65. Memorandum From the President’s Assistant for National Security Affairs (Allen) to Multiple Recipients1

SUBJECT

  • President’s Opening Statement at Cancun

Important substantive and stylistic changes must be made in the President’s draft opening statement at Cancun. Some suggestions are contained in an attachment to this memo.2

There is one issue, however, that needs to be resolved before further drafting—how the President deals with the issue of Global Negotiations. The State draft raises two questions:

1.
Should the President himself lay down the conditions and thereby link his personal prestige with the issue?
2.
If he does, can he spell out the conditions with sufficient force and detail or will statesmanship require that he soft-pedal the issue? (Notice that in the State draft the President identifies our four conditions only as “considerations”.)

Discussion:

If the President himself lays down the conditions, he sets himself up for one of three possible outcomes. There is only a slim or no chance that the other countries at Cancun will agree to these conditions. They have not done so in New York for the past two years, and many of these countries argue that Cancun does not have the authority to take decisions on specific conditions related to the Global Negotiations (since Cancun is not a universal forum). Hence, three outcomes are likely:

1.
Confrontation if the President spells out the conditions with force and detail and sticks to his conditions.
2.
The appearance of caving in by the U.S. if the President modifies or withdraws his conditions.
3.
Being rolled if the President states the conditions in a highly general way and identifies them only as “considerations”, since other governments will say they have always accepted these conditions and hence are more than willing to return to New York on this basis.

[Page 183]

ALTERNATIVE: An alternative way to state our position at Cancun is as follows:

1.
The President reaffirms his interest in an international dialogue with developing countries, as he has done in his recent development speech.
2.
The President recalls that at Ottawa, the U.S. indicated its readiness to “participate in preparations for a mutually acceptable process of global negotiations in circumstances offering the prospect of meaningful progress.”
3.
In an important sense, the dialogue we seek already exists; Cancun is another step in this process.
4.
The President indicates that he has come to Cancun to exchange views on the substantive issues of development and that he has, in a series of speeches by himself and key Cabinet officials, laid out the vital and specific issues that must be addressed in this discussion and identified the principles and institutions that have achieved the greatest success in dealing with these issues in the past.
5.
The President then notes that the U.S. Government (implying not only Ronald Reagan—see below) has always had reservations about the specific talks in the UN known as Global Negotiations. U.S. concerns about specific drafting points, etc. therefore are well known. The President avoids listing these conditions but indicates that his officials will be discussing these matters at Cancun and, if necessary, in some informal subministerial follow up contacts after Cancun. The President expresses his hope that heads of government will focus on substance, not procedural matters.
6.
The U.S. delegation distributes in a separate official paper the detailed conditions for a return to preparatory talks. This paper spells out not only the conditions themselves but also point-by-point implementation of these conditions in a draft text of a new agenda and procedures to replace the present von Wechmar text.

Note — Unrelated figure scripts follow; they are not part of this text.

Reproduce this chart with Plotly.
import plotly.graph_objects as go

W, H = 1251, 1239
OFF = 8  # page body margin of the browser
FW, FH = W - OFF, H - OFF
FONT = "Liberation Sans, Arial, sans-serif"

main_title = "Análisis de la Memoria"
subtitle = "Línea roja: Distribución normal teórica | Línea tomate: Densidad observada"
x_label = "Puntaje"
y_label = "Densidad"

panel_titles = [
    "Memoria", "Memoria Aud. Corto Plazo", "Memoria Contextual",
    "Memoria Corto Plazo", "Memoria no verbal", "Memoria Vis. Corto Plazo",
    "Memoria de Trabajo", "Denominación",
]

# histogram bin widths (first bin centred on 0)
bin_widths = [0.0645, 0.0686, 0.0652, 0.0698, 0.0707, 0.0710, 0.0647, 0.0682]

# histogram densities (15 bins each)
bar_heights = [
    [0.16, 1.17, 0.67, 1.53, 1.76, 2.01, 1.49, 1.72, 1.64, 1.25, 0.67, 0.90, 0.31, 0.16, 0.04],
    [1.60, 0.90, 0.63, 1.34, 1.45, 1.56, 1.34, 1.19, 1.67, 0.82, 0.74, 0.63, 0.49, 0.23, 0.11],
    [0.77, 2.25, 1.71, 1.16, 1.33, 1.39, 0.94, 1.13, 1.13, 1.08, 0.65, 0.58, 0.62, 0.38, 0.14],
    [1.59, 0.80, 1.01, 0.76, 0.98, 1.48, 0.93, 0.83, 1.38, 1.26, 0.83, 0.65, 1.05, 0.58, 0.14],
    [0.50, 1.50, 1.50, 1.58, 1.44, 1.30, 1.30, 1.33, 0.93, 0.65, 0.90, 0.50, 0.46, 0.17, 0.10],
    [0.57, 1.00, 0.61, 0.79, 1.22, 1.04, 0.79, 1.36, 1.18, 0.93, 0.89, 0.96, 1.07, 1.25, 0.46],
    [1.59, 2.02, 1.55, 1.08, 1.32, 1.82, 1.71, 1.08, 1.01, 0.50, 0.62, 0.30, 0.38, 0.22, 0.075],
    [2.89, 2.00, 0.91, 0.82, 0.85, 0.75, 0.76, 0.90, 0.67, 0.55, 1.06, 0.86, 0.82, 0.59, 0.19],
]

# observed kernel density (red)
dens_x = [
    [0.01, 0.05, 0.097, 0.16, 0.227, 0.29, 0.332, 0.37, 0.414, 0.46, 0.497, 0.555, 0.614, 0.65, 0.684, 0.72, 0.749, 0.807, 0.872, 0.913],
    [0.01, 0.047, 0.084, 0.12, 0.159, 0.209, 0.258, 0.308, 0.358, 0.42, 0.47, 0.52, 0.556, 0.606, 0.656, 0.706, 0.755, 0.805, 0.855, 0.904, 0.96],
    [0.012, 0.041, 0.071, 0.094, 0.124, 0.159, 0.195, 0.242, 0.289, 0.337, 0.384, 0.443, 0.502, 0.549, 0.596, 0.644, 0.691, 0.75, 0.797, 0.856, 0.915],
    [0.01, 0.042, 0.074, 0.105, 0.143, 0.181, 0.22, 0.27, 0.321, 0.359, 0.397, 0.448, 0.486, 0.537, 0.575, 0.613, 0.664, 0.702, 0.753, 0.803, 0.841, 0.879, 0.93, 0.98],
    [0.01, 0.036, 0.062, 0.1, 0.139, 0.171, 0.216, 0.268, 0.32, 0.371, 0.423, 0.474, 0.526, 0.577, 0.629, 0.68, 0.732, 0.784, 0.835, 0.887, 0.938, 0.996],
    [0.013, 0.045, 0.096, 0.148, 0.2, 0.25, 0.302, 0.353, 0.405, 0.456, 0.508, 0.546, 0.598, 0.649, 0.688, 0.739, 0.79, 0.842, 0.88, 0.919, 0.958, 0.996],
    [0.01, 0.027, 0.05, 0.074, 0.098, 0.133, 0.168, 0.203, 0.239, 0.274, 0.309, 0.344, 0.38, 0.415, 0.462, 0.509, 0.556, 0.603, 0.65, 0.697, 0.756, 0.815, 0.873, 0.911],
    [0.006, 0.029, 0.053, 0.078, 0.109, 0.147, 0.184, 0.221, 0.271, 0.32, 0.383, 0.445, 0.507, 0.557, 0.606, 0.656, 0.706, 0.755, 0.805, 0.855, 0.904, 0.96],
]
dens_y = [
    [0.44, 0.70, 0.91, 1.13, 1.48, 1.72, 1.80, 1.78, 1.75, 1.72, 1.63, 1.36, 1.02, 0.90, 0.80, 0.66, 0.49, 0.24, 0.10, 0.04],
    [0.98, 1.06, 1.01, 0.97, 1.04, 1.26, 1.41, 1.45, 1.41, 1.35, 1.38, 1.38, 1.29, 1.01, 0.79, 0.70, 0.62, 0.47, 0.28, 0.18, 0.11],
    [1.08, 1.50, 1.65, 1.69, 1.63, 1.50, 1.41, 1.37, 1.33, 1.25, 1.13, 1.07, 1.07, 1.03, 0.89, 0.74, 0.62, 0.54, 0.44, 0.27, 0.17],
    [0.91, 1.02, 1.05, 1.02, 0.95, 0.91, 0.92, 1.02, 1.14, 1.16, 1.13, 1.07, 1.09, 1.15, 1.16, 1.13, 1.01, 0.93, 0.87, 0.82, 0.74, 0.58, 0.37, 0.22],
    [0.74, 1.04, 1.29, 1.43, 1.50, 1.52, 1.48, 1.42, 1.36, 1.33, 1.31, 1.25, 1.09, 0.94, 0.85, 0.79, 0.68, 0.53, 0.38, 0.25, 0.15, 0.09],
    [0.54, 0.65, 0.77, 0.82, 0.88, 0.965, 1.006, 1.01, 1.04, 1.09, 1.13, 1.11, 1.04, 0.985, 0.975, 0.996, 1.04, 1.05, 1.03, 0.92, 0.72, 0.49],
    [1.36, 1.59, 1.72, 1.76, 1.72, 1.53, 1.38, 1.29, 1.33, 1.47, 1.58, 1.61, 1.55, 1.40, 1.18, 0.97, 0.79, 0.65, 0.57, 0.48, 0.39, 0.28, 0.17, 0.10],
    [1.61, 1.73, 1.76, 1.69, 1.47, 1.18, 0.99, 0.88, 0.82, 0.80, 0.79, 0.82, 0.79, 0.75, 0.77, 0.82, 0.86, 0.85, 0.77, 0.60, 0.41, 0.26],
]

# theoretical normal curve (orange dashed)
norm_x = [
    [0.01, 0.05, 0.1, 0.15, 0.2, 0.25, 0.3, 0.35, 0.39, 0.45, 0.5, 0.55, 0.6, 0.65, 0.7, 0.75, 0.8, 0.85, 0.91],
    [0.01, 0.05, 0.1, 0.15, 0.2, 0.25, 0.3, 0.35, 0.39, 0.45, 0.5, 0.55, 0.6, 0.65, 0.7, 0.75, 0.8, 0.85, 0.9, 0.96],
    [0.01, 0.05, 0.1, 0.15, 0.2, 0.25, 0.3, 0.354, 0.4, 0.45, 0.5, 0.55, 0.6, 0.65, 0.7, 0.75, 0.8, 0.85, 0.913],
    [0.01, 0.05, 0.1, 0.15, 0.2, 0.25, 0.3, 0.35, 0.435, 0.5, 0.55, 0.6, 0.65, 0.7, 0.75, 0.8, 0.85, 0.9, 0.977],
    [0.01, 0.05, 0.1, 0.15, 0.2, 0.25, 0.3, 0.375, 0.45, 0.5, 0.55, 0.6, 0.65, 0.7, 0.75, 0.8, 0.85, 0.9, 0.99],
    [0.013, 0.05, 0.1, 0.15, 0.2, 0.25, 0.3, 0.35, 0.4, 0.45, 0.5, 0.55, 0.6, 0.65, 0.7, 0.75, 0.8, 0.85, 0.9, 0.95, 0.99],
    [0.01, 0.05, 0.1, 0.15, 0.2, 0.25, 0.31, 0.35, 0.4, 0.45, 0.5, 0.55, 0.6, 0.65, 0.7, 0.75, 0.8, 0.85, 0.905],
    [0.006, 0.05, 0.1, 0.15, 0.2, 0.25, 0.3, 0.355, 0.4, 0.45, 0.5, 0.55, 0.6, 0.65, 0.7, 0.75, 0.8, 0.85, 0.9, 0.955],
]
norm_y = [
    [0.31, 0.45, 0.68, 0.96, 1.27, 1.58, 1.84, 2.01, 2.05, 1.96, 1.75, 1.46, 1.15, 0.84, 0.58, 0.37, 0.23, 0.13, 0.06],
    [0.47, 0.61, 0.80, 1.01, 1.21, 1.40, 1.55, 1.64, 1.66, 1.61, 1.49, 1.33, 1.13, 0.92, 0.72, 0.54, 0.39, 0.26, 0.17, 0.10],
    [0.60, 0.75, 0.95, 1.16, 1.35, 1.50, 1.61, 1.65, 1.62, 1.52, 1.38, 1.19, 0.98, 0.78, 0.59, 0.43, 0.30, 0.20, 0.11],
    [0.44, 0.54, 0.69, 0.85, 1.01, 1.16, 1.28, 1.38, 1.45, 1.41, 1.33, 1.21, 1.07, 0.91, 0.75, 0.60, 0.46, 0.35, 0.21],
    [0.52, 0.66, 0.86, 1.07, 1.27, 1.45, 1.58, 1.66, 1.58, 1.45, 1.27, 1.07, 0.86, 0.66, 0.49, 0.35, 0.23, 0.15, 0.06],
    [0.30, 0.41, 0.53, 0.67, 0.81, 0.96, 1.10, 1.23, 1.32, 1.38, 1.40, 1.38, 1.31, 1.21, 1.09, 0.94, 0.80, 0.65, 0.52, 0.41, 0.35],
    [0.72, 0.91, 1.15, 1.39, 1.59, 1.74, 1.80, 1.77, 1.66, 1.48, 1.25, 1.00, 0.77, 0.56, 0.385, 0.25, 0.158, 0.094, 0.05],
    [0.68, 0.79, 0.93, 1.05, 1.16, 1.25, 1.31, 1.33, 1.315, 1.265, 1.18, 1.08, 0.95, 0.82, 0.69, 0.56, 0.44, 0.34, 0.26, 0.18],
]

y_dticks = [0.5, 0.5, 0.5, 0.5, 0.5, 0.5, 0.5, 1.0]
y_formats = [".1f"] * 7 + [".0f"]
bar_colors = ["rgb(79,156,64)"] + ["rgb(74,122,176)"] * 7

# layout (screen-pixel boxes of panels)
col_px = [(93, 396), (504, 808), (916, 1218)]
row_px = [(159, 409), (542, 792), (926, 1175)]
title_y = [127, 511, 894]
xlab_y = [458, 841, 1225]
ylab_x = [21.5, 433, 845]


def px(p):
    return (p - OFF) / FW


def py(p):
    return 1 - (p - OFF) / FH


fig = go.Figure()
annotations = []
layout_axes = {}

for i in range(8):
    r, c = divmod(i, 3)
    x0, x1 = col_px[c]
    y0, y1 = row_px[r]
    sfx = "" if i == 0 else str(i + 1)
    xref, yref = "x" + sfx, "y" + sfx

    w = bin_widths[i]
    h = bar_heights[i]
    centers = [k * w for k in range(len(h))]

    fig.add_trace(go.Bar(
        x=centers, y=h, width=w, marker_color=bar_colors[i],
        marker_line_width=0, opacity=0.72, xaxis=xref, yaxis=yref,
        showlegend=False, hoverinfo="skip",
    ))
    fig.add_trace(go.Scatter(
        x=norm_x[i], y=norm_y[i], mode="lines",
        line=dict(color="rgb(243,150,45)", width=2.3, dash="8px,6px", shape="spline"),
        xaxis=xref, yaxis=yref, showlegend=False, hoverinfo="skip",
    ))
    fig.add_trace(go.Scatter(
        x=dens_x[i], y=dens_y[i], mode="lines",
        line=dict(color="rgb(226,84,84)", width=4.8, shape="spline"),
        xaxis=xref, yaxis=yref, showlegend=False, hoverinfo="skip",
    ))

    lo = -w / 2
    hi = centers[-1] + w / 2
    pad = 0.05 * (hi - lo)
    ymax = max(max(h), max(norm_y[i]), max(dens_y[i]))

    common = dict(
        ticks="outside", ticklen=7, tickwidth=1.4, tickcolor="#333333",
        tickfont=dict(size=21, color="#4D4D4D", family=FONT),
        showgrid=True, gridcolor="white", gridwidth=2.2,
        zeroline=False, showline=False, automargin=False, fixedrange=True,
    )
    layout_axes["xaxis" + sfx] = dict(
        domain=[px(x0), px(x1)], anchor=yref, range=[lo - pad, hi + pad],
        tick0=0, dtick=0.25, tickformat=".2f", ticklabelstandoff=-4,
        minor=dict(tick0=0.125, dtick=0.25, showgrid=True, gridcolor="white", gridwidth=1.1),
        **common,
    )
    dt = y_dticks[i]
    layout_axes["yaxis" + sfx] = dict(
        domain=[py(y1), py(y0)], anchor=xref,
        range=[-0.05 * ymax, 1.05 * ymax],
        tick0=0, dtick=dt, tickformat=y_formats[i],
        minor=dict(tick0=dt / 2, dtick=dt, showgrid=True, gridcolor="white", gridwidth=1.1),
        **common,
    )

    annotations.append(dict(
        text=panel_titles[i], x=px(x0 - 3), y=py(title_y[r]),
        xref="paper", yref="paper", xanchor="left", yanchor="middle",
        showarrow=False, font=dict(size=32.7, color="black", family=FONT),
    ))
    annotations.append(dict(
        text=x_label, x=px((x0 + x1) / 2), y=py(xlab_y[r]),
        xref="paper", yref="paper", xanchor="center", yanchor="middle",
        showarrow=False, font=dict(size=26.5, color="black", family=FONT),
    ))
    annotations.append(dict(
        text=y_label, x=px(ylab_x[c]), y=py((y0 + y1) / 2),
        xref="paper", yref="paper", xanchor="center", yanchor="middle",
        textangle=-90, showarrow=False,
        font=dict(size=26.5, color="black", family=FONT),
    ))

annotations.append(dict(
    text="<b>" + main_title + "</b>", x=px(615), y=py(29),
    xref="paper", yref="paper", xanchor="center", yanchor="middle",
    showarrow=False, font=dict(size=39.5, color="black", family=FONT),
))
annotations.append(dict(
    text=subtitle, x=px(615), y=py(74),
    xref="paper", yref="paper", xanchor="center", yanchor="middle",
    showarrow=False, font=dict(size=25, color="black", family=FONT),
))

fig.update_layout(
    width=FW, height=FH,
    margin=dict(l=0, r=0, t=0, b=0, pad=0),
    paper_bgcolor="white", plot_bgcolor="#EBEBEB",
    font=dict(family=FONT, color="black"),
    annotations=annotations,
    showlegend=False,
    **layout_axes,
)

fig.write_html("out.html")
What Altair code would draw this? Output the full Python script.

Advantages of Alternatives:

1.
By taking a more general approach to the question of conditions, the President avoids staking his personal prestige on highly detailed points or having to state the conditions in watered-down form.
2.
By distributing a highly detailed official paper referred to by the President, the U.S. government makes clear its positions on the issues.
3.
By suggesting that the conditions represent “concerns” of the U.S. government since the passage of Resolution 34/138, the President establishes the continuity of U.S. policies and suggests that these conditions are not new, tough, confrontational policies devised by Ronald Reagan but are long established positions of the U.S. government.
4.
This approach allows discussions about conditions to proceed at Cancun and after but among officials only. The President stays on the high ground of discussing serious issues, yet at the same time does not appear to be stonewalling further talks.
  1. Source: Reagan Library, Edwin Meese Files, Cabinet Council Material, Cancun Summit Meeting 10/21–10/23 Preparation Materials. No classification marking. Sent to Meese, Baker, Deaver, Anderson, Weidenbaum, and Darman.
  2. The suggested changes are attached but not printed. A copy of the State draft of Reagan’s opening remarks at Cancun is in the Reagan Library, Executive Secretariat, NSC Trip File, North-South Economic Summit Cancun Mexico 10/22/1981–10/23/1981.